Lessons were only ten minutes each (in deference to youngsters’ attention spans and other factors), but were totally one-on-one. Some children took lessons twice each day, for the two weeks, a testament both to the program, and to their parents or other relatives who invested the time to get them to the lake repeatedly. Lessons had to be at least three hours apart.


“I am so impressed,” said SCLT volunteer Amy Wood. “I am floored with this program.” Wood noted that of all the positive uses of the Twin Lakes facility, this one ranks as the highest and best use—to bring this caliber of instruction—and real life insurance and life-changing experience—to children from all economic and social backgrounds.


Lilburn said there was a lot of response to the offer of free swim lessons, and that he wanted everyone to get the most out of it.


Marci Cannon was all enthusiasm for the program.


“I, like all the other parents, have been amazed at the effective teaching of Brian of Aquachild. My three children have taken a session or two of swim lessons in the past from other organizations. My 10-year-old became very comfortable with swimming underwater but simply could not float on his back! After the first 10-minute session with Brian, he had learned to float on his back. My 8 and 6-year-olds were not comfortable putting their faces underwater before they started lessons with Brian. At the end of the first 10-minute session they were swimming with their heads underwater and floating on their backs. Each subsequent lesson has helped them improve their forward swim and back float.”

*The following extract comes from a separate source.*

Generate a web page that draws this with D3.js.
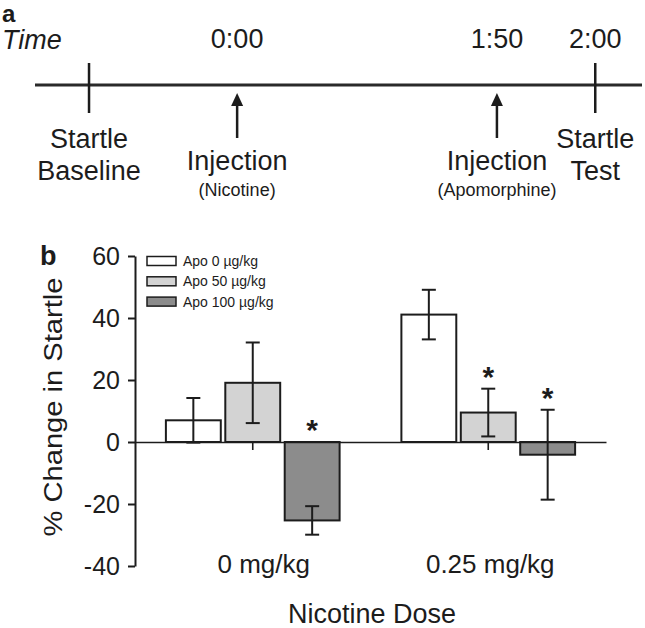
<!DOCTYPE html>
<html>
<head>
<meta charset="utf-8">
<script src="https://cdn.jsdelivr.net/npm/d3@7"></script>
<style>
  html, body { margin: 0; padding: 0; background: #fff; }
  svg { display: block; }
</style>
</head>
<body>
<script>
// ---------------- DATA ----------------
// Panel a: timeline events
const eventKeys   = ["baseline", "nicotine", "apomorphine", "test"];
const eventTimes  = ["", "0:00", "1:50", "2:00"];
const eventTitles = [["Startle", "Baseline"], ["Injection"], ["Injection"], ["Startle", "Test"]];
const eventNotes  = ["", "(Nicotine)", "(Apomorphine)", ""];
const eventMarks  = ["tick", "arrow", "arrow", "tick"];

// Panel b: % change in startle
const doses       = ["0 mg/kg", "0.25 mg/kg"];
const seriesNames = ["Apo 0 \u00b5g/kg", "Apo 50 \u00b5g/kg", "Apo 100 \u00b5g/kg"];
const apo0Means   = [7.0, 41.1];
const apo0Sem     = [7.2, 8.0];
const apo50Means  = [19.1, 9.5];
const apo50Sem    = [13.0, 7.7];
const apo100Means = [-25.3, -4.1];
const apo100Sem   = [4.6, 14.5];
const apo0Sig     = [false, false];
const apo50Sig    = [false, true];
const apo100Sig   = [true, true];
const yTicks      = [-40, -20, 0, 20, 40, 60];

// ---------------- STYLE / LAYOUT ----------------
const FONT = "'Liberation Sans', Arial, Helvetica, sans-serif";
const INK = "#1c1c1c";
const seriesFills = ["#ffffff", "#d3d3d3", "#8c8c8c"];

const svg = d3.select("body").append("svg")
  .attr("width", 645).attr("height", 628)
  .style("background", "#fff")
  .style("font-family", FONT)
  .attr("fill", INK);

// ================= PANEL A =================
svg.append("text").text("a")
  .attr("x", 2).attr("y", 22)
  .attr("font-weight", "bold").attr("font-size", 24);
svg.append("text").text("Time")
  .attr("x", 2).attr("y", 49)
  .attr("font-style", "italic").attr("font-size", 27);

const lineX = d3.scaleLinear().domain([0, 1]).range([35, 642]);
const ex = d3.scaleOrdinal().domain(eventKeys)
  .range([0.089, 0.333, 0.761, 0.923].map(f => lineX(f)));

const lineY = 85;
svg.append("line")
  .attr("x1", lineX(0)).attr("x2", lineX(1))
  .attr("y1", lineY).attr("y2", lineY)
  .attr("stroke", "#2a2a2a").attr("stroke-width", 3);

const ev = svg.append("g").selectAll("g")
  .data(eventKeys.map((k, i) => ({
    key: k, time: eventTimes[i], title: eventTitles[i], note: eventNotes[i], mark: eventMarks[i]
  })))
  .join("g")
  .attr("transform", d => `translate(${ex(d.key)},0)`);

ev.filter(d => d.mark === "tick").append("line")
  .attr("x1", 0).attr("x2", 0).attr("y1", 63).attr("y2", 113)
  .attr("stroke", INK).attr("stroke-width", 2.5);

ev.filter(d => d.mark === "arrow").append("line")
  .attr("x1", 0).attr("x2", 0).attr("y1", 138).attr("y2", 104)
  .attr("stroke", INK).attr("stroke-width", 2.5);
ev.filter(d => d.mark === "arrow").append("path")
  .attr("d", "M0,93 L-6,106 L6,106 Z")
  .attr("fill", INK);

ev.filter(d => d.time).append("text")
  .text(d => d.time)
  .attr("x", 0).attr("y", 48)
  .attr("text-anchor", "middle").attr("font-size", 27);

ev.each(function(d) {
  const g = d3.select(this);
  const baselines = d.title.length === 2 ? [148, 180] : [170];
  d.title.forEach((t, i) => {
    g.append("text").text(t)
      .attr("x", 0).attr("y", baselines[i])
      .attr("text-anchor", "middle").attr("font-size", 27);
  });
  if (d.note) {
    g.append("text").text(d.note)
      .attr("x", 0).attr("y", 196)
      .attr("text-anchor", "middle").attr("font-size", 18);
  }
});

// ================= PANEL B =================
svg.append("text").text("b")
  .attr("x", 40).attr("y", 265)
  .attr("font-weight", "bold").attr("font-size", 27);

const x0 = d3.scaleBand().domain(doses).range([135, 606]);
const x1 = d3.scaleBand().domain(seriesNames).range([0, x0.bandwidth()])
  .paddingInner(0.076).paddingOuter(0.52);
const y = d3.scaleLinear().domain([-40, 60]).range([566, 256]);

const means = [apo0Means, apo50Means, apo100Means];
const sems = [apo0Sem, apo50Sem, apo100Sem];
const sigs = [apo0Sig, apo50Sig, apo100Sig];

const rows = doses.flatMap((dose, i) => seriesNames.map((s, j) => ({
  dose, series: s, j, mean: means[j][i], sem: sems[j][i], sig: sigs[j][i]
})));

const bw = x1.bandwidth();
const bx = d => x0(d.dose) + x1(d.series);

// bars
svg.append("g").selectAll("rect")
  .data(rows).join("rect")
  .attr("x", bx)
  .attr("y", d => y(Math.max(0, d.mean)))
  .attr("width", bw)
  .attr("height", d => Math.abs(y(d.mean) - y(0)))
  .attr("fill", d => seriesFills[d.j])
  .attr("stroke", INK).attr("stroke-width", 2);

// x axis (zero line)
const xAxisG = svg.append("g")
  .attr("transform", `translate(0,${y(0)})`)
  .call(d3.axisBottom(x0).tickSizeInner(8).tickSizeOuter(0));
xAxisG.select(".domain").attr("stroke", INK).attr("stroke-width", 1.6);
xAxisG.selectAll(".tick line").attr("stroke", INK).attr("stroke-width", 1.6);
xAxisG.selectAll(".tick text")
  .attr("y", 131).attr("dy", 0)
  .attr("dx", (d, i) => i === 0 ? 11 : 2)
  .attr("font-size", 26).attr("font-family", FONT).attr("fill", INK);

// error bars
const eb = svg.append("g").selectAll("g")
  .data(rows).join("g")
  .attr("transform", d => `translate(${bx(d) + bw / 2},0)`);
eb.append("line")
  .attr("x1", 0).attr("x2", 0)
  .attr("y1", d => y(d.mean - d.sem)).attr("y2", d => y(d.mean + d.sem))
  .attr("stroke", INK).attr("stroke-width", 2);
eb.append("line")
  .attr("x1", -7).attr("x2", 7)
  .attr("y1", d => y(d.mean + d.sem)).attr("y2", d => y(d.mean + d.sem))
  .attr("stroke", INK).attr("stroke-width", 2);
eb.append("line")
  .attr("x1", -7).attr("x2", 7)
  .attr("y1", d => y(d.mean - d.sem)).attr("y2", d => y(d.mean - d.sem))
  .attr("stroke", INK).attr("stroke-width", 2);

// significance stars
eb.filter(d => d.sig).append("text")
  .text("*")
  .attr("x", 0)
  .attr("y", d => y(Math.max(0, d.mean + d.sem)) - 2)
  .attr("text-anchor", "middle")
  .attr("font-size", 30).attr("font-weight", "bold");

// y axis
const yAxisG = svg.append("g")
  .attr("transform", "translate(135,0)")
  .call(d3.axisLeft(y).tickValues(yTicks).tickFormat(d => String(d))
    .tickSizeInner(7).tickSizeOuter(0).tickPadding(8));
yAxisG.select(".domain").attr("stroke", INK).attr("stroke-width", 2);
yAxisG.selectAll(".tick line").attr("stroke", INK).attr("stroke-width", 2);
yAxisG.selectAll(".tick text")
  .attr("font-size", 25).attr("font-family", FONT).attr("fill", INK);

// y title
svg.append("text").text("% Change in Startle")
  .attr("transform", "translate(62,407) rotate(-90)")
  .attr("text-anchor", "middle")
  .attr("font-size", 26)
  .attr("textLength", 259).attr("lengthAdjust", "spacingAndGlyphs");

// x title
svg.append("text").text("Nicotine Dose")
  .attr("x", 372).attr("y", 623)
  .attr("text-anchor", "middle").attr("font-size", 27);

// legend
const leg = svg.append("g").selectAll("g")
  .data(seriesNames).join("g")
  .attr("transform", (d, i) => `translate(147,${261 + i * 20.3})`);
leg.append("rect")
  .attr("x", 0).attr("y", -4.5).attr("width", 29).attr("height", 9)
  .attr("fill", (d, i) => seriesFills[i])
  .attr("stroke", INK).attr("stroke-width", 1.5);
leg.append("text").text(d => d)
  .attr("x", 36).attr("y", 0).attr("dy", "0.35em")
  .attr("font-size", 14);
</script>
</body>
</html>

“Before these lessons I felt nervous while my kids swam,” she continued. “Now, I feel confident as they play in the water. All my kids are confident as they swim in the water, under the water and float on their backs. It is amazing! My family is very grateful to the people who made these swim lessons possible!”


It’s very rewarding,” Lilburn noted. “I know they are going to have a blast . . . and self-confidence. Watching them have fun with their parents – that’s the payoff.”